>> begin GIVEN MATERIAL
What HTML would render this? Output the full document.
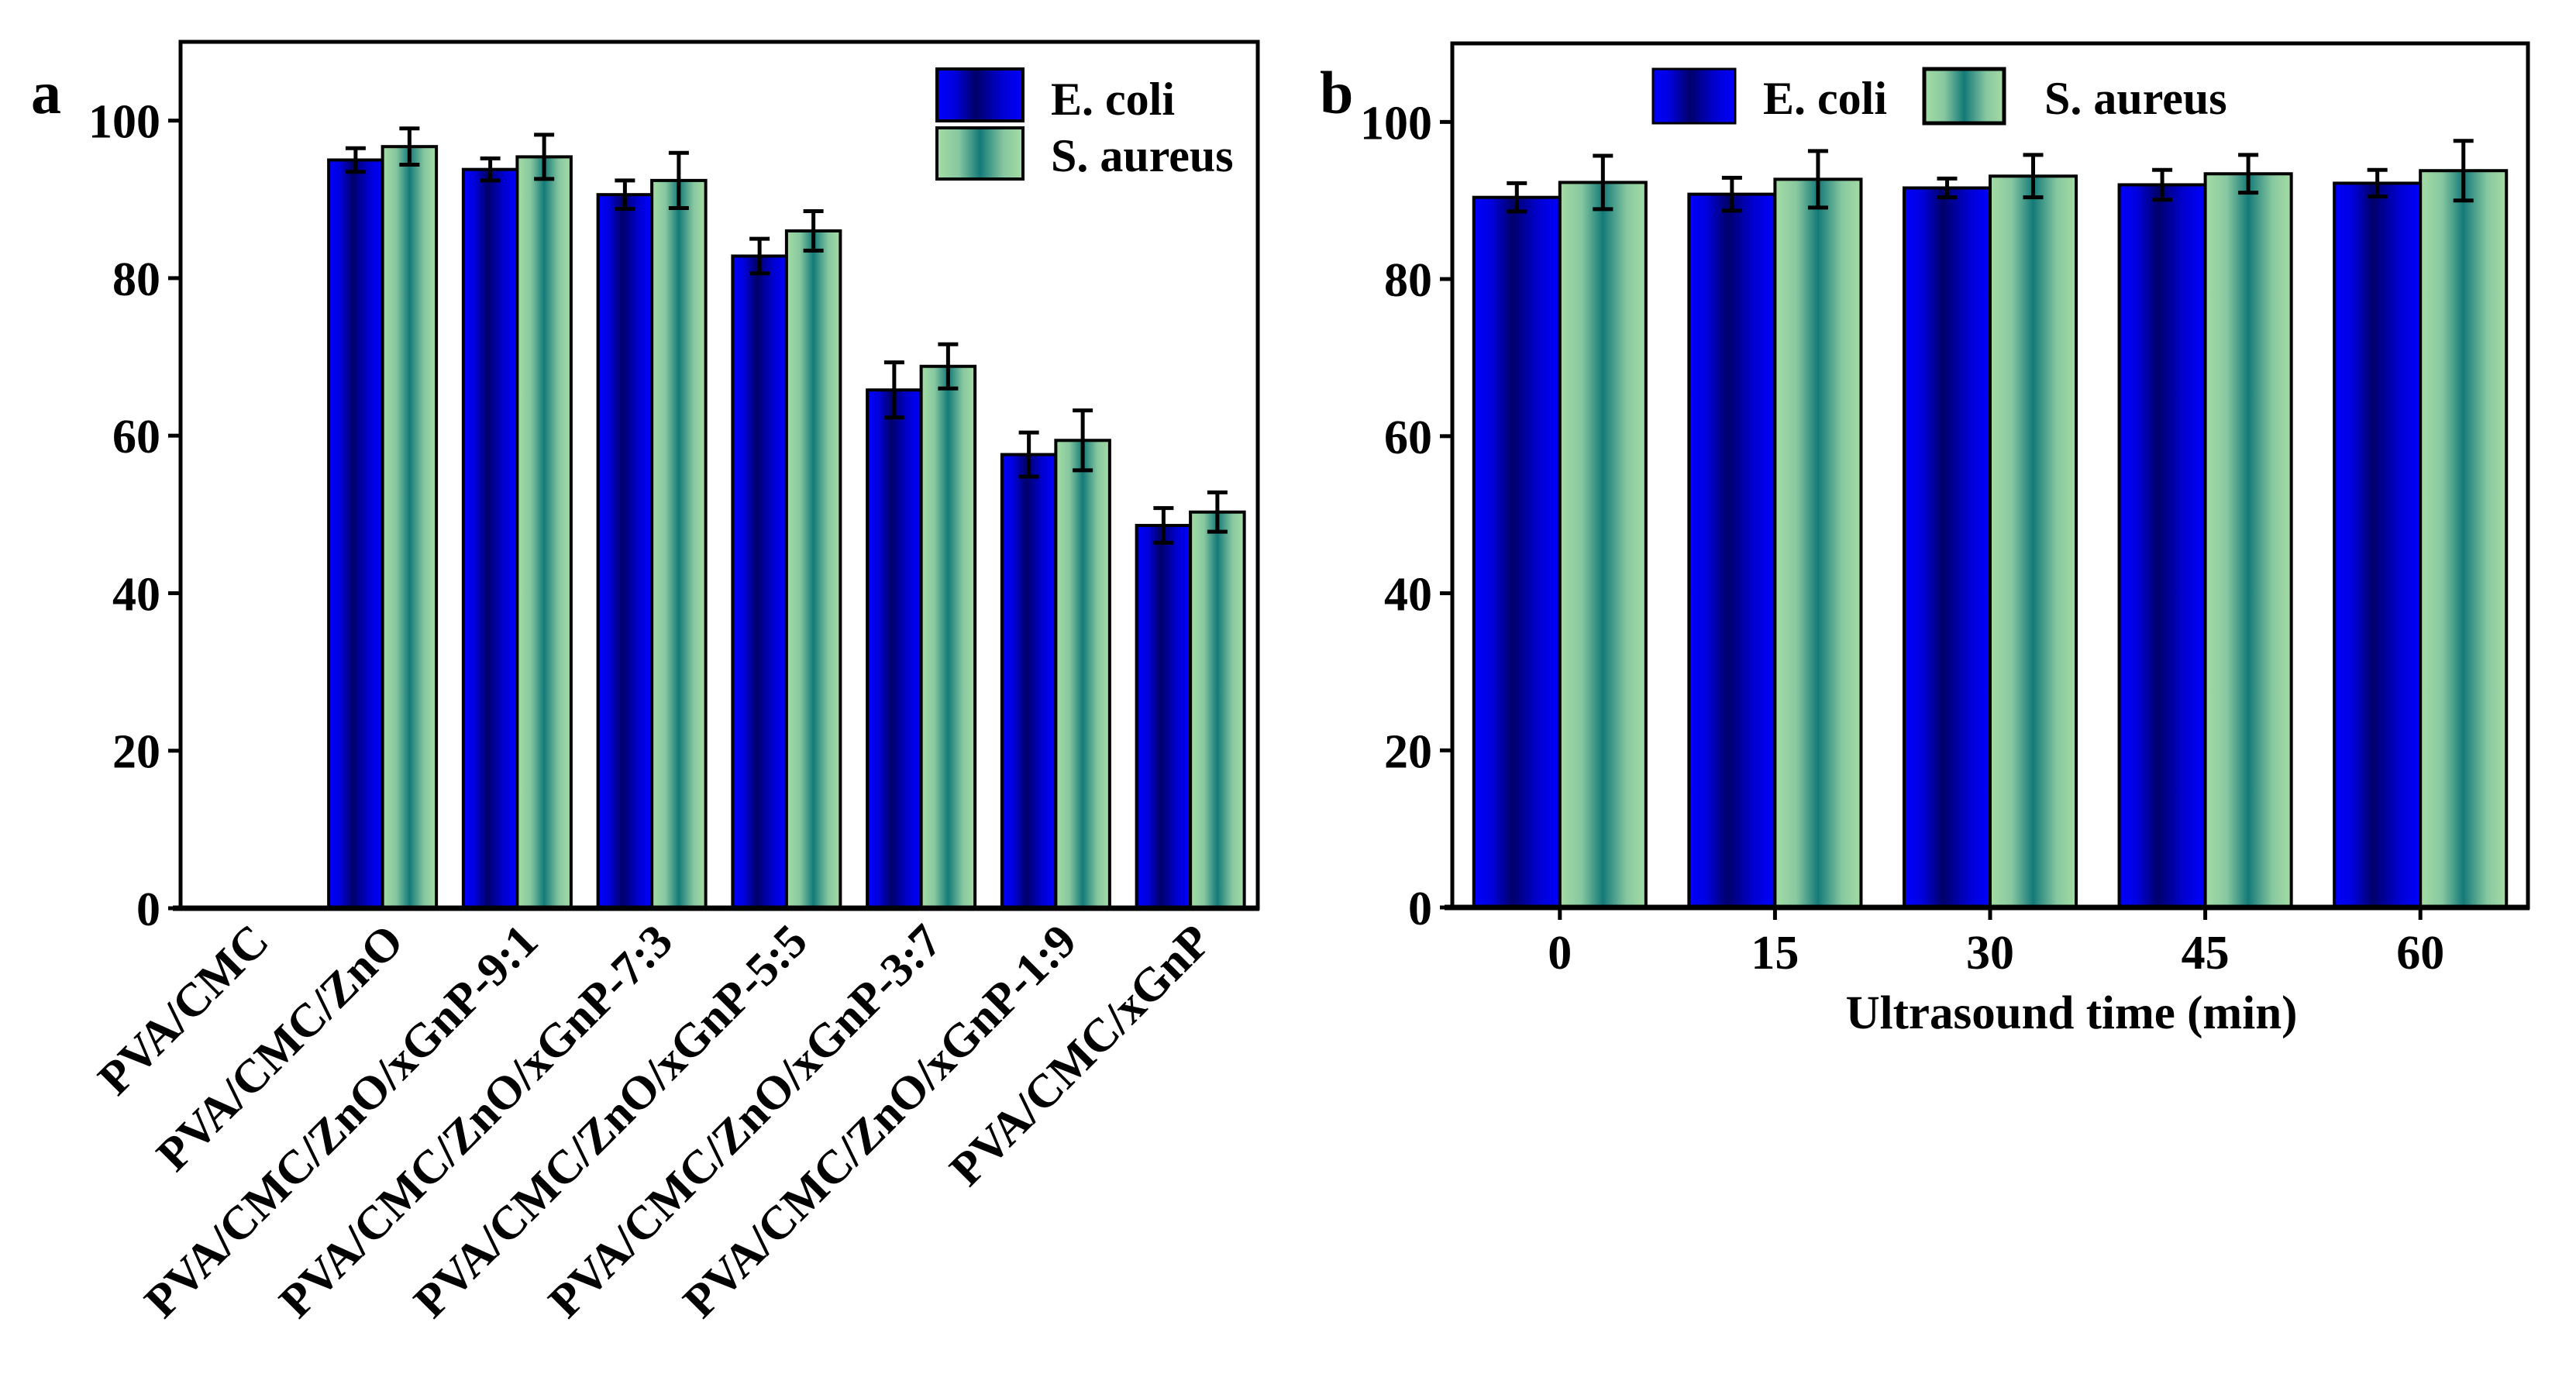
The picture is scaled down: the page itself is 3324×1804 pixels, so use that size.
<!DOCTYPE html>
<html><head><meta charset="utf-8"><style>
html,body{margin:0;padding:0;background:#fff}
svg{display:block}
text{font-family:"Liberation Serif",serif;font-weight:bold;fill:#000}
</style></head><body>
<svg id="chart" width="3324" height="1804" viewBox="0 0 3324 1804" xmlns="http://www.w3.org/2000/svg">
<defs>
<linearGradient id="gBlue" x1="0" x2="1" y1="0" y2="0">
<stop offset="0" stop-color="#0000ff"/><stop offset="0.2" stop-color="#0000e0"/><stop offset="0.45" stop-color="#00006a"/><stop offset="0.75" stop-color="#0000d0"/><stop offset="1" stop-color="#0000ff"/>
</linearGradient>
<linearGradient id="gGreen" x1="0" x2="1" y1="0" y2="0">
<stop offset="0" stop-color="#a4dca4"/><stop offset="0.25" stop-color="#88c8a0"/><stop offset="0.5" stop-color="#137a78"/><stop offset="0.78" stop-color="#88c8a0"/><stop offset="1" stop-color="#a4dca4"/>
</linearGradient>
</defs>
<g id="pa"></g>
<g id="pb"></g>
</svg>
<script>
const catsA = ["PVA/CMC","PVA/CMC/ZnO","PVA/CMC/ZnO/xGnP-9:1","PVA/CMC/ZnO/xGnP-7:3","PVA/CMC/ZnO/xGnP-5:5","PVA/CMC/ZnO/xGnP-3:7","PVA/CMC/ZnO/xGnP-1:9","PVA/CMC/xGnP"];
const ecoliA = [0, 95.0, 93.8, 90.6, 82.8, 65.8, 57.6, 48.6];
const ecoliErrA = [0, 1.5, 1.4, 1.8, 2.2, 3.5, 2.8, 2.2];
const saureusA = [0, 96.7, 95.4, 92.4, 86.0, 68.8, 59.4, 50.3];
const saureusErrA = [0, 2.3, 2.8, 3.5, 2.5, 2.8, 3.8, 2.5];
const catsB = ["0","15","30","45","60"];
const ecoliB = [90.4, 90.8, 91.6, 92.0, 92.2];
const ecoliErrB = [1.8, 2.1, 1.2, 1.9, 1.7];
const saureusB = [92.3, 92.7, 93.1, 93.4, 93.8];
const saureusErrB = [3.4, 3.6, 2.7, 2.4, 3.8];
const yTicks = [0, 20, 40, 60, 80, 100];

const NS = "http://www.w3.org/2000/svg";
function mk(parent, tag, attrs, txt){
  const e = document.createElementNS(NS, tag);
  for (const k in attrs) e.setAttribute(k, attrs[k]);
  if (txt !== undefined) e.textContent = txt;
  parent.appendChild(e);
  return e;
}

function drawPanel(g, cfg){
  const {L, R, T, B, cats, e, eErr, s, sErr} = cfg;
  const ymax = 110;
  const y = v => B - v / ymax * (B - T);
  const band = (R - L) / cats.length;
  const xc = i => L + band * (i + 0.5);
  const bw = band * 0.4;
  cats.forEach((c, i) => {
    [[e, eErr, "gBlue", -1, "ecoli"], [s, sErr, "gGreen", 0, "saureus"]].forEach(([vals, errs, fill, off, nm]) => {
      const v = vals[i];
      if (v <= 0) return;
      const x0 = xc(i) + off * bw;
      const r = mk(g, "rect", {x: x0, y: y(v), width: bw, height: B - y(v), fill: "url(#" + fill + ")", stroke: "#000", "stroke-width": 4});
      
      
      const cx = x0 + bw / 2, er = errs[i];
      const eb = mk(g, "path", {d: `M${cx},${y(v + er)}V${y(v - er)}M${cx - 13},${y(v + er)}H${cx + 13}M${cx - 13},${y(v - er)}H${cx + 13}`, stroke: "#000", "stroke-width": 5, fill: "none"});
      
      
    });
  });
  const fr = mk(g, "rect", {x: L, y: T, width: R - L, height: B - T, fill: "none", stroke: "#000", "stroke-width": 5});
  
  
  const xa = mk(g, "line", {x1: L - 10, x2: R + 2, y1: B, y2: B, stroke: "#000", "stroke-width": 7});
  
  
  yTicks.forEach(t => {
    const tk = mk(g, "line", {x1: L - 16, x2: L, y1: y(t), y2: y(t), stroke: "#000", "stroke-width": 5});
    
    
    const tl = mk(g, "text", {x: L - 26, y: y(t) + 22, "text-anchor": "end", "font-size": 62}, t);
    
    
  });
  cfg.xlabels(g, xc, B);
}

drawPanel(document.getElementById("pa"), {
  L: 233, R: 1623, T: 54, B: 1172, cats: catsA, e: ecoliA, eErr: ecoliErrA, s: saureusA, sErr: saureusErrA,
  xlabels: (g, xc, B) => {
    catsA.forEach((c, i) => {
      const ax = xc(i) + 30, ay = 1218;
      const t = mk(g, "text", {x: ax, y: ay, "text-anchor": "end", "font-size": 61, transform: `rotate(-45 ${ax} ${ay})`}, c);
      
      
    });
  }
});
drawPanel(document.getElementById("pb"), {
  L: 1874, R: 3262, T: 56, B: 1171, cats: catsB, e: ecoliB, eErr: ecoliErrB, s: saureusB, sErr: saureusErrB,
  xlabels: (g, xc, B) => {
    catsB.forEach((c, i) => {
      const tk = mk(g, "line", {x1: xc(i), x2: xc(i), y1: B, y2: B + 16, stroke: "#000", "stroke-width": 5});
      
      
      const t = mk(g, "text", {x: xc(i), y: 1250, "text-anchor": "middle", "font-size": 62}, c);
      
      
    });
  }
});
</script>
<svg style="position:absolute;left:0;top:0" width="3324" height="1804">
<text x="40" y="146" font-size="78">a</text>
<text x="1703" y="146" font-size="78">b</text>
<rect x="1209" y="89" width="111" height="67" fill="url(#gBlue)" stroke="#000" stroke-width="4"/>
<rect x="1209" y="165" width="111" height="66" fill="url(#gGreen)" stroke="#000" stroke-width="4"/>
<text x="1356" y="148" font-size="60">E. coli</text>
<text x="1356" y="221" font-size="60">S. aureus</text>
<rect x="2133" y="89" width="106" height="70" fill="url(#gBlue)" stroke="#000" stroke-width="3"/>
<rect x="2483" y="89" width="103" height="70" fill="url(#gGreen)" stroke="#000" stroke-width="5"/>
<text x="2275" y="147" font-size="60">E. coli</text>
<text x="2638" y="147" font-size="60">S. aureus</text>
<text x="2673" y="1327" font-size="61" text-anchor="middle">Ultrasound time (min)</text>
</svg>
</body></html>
>> end GIVEN MATERIAL
SHORT PROBLEM: Omit the pictures, then quote the rest of the material above exactly.

ANSWER:
What HTML would render this? Output the full document.
The picture is scaled down: the page itself is 3324×1804 pixels, so use that size.
<!DOCTYPE html>
<html><head><meta charset="utf-8"><style>
html,body{margin:0;padding:0;background:#fff}
svg{display:block}
text{font-family:"Liberation Serif",serif;font-weight:bold;fill:#000}
</style></head><body>
<svg id="chart" width="3324" height="1804" viewBox="0 0 3324 1804" xmlns="http://www.w3.org/2000/svg">
<defs>
<linearGradient id="gBlue" x1="0" x2="1" y1="0" y2="0">
<stop offset="0" stop-color="#0000ff"/><stop offset="0.2" stop-color="#0000e0"/><stop offset="0.45" stop-color="#00006a"/><stop offset="0.75" stop-color="#0000d0"/><stop offset="1" stop-color="#0000ff"/>
</linearGradient>
<linearGradient id="gGreen" x1="0" x2="1" y1="0" y2="0">
<stop offset="0" stop-color="#a4dca4"/><stop offset="0.25" stop-color="#88c8a0"/><stop offset="0.5" stop-color="#137a78"/><stop offset="0.78" stop-color="#88c8a0"/><stop offset="1" stop-color="#a4dca4"/>
</linearGradient>
</defs>
<g id="pa"></g>
<g id="pb"></g>
</svg>
<script>
const catsA = ["PVA/CMC","PVA/CMC/ZnO","PVA/CMC/ZnO/xGnP-9:1","PVA/CMC/ZnO/xGnP-7:3","PVA/CMC/ZnO/xGnP-5:5","PVA/CMC/ZnO/xGnP-3:7","PVA/CMC/ZnO/xGnP-1:9","PVA/CMC/xGnP"];
const ecoliA = [0, 95.0, 93.8, 90.6, 82.8, 65.8, 57.6, 48.6];
const ecoliErrA = [0, 1.5, 1.4, 1.8, 2.2, 3.5, 2.8, 2.2];
const saureusA = [0, 96.7, 95.4, 92.4, 86.0, 68.8, 59.4, 50.3];
const saureusErrA = [0, 2.3, 2.8, 3.5, 2.5, 2.8, 3.8, 2.5];
const catsB = ["0","15","30","45","60"];
const ecoliB = [90.4, 90.8, 91.6, 92.0, 92.2];
const ecoliErrB = [1.8, 2.1, 1.2, 1.9, 1.7];
const saureusB = [92.3, 92.7, 93.1, 93.4, 93.8];
const saureusErrB = [3.4, 3.6, 2.7, 2.4, 3.8];
const yTicks = [0, 20, 40, 60, 80, 100];

const NS = "http://www.w3.org/2000/svg";
function mk(parent, tag, attrs, txt){
  const e = document.createElementNS(NS, tag);
  for (const k in attrs) e.setAttribute(k, attrs[k]);
  if (txt !== undefined) e.textContent = txt;
  parent.appendChild(e);
  return e;
}

function drawPanel(g, cfg){
  const {L, R, T, B, cats, e, eErr, s, sErr} = cfg;
  const ymax = 110;
  const y = v => B - v / ymax * (B - T);
  const band = (R - L) / cats.length;
  const xc = i => L + band * (i + 0.5);
  const bw = band * 0.4;
  cats.forEach((c, i) => {
    [[e, eErr, "gBlue", -1, "ecoli"], [s, sErr, "gGreen", 0, "saureus"]].forEach(([vals, errs, fill, off, nm]) => {
      const v = vals[i];
      if (v <= 0) return;
      const x0 = xc(i) + off * bw;
      const r = mk(g, "rect", {x: x0, y: y(v), width: bw, height: B - y(v), fill: "url(#" + fill + ")", stroke: "#000", "stroke-width": 4});
      
      
      const cx = x0 + bw / 2, er = errs[i];
      const eb = mk(g, "path", {d: `M${cx},${y(v + er)}V${y(v - er)}M${cx - 13},${y(v + er)}H${cx + 13}M${cx - 13},${y(v - er)}H${cx + 13}`, stroke: "#000", "stroke-width": 5, fill: "none"});
      
      
    });
  });
  const fr = mk(g, "rect", {x: L, y: T, width: R - L, height: B - T, fill: "none", stroke: "#000", "stroke-width": 5});
  
  
  const xa = mk(g, "line", {x1: L - 10, x2: R + 2, y1: B, y2: B, stroke: "#000", "stroke-width": 7});
  
  
  yTicks.forEach(t => {
    const tk = mk(g, "line", {x1: L - 16, x2: L, y1: y(t), y2: y(t), stroke: "#000", "stroke-width": 5});
    
    
    const tl = mk(g, "text", {x: L - 26, y: y(t) + 22, "text-anchor": "end", "font-size": 62}, t);
    
    
  });
  cfg.xlabels(g, xc, B);
}

drawPanel(document.getElementById("pa"), {
  L: 233, R: 1623, T: 54, B: 1172, cats: catsA, e: ecoliA, eErr: ecoliErrA, s: saureusA, sErr: saureusErrA,
  xlabels: (g, xc, B) => {
    catsA.forEach((c, i) => {
      const ax = xc(i) + 30, ay = 1218;
      const t = mk(g, "text", {x: ax, y: ay, "text-anchor": "end", "font-size": 61, transform: `rotate(-45 ${ax} ${ay})`}, c);
      
      
    });
  }
});
drawPanel(document.getElementById("pb"), {
  L: 1874, R: 3262, T: 56, B: 1171, cats: catsB, e: ecoliB, eErr: ecoliErrB, s: saureusB, sErr: saureusErrB,
  xlabels: (g, xc, B) => {
    catsB.forEach((c, i) => {
      const tk = mk(g, "line", {x1: xc(i), x2: xc(i), y1: B, y2: B + 16, stroke: "#000", "stroke-width": 5});
      
      
      const t = mk(g, "text", {x: xc(i), y: 1250, "text-anchor": "middle", "font-size": 62}, c);
      
      
    });
  }
});
</script>
<svg style="position:absolute;left:0;top:0" width="3324" height="1804">
<text x="40" y="146" font-size="78">a</text>
<text x="1703" y="146" font-size="78">b</text>
<rect x="1209" y="89" width="111" height="67" fill="url(#gBlue)" stroke="#000" stroke-width="4"/>
<rect x="1209" y="165" width="111" height="66" fill="url(#gGreen)" stroke="#000" stroke-width="4"/>
<text x="1356" y="148" font-size="60">E. coli</text>
<text x="1356" y="221" font-size="60">S. aureus</text>
<rect x="2133" y="89" width="106" height="70" fill="url(#gBlue)" stroke="#000" stroke-width="3"/>
<rect x="2483" y="89" width="103" height="70" fill="url(#gGreen)" stroke="#000" stroke-width="5"/>
<text x="2275" y="147" font-size="60">E. coli</text>
<text x="2638" y="147" font-size="60">S. aureus</text>
<text x="2673" y="1327" font-size="61" text-anchor="middle">Ultrasound time (min)</text>
</svg>
</body></html>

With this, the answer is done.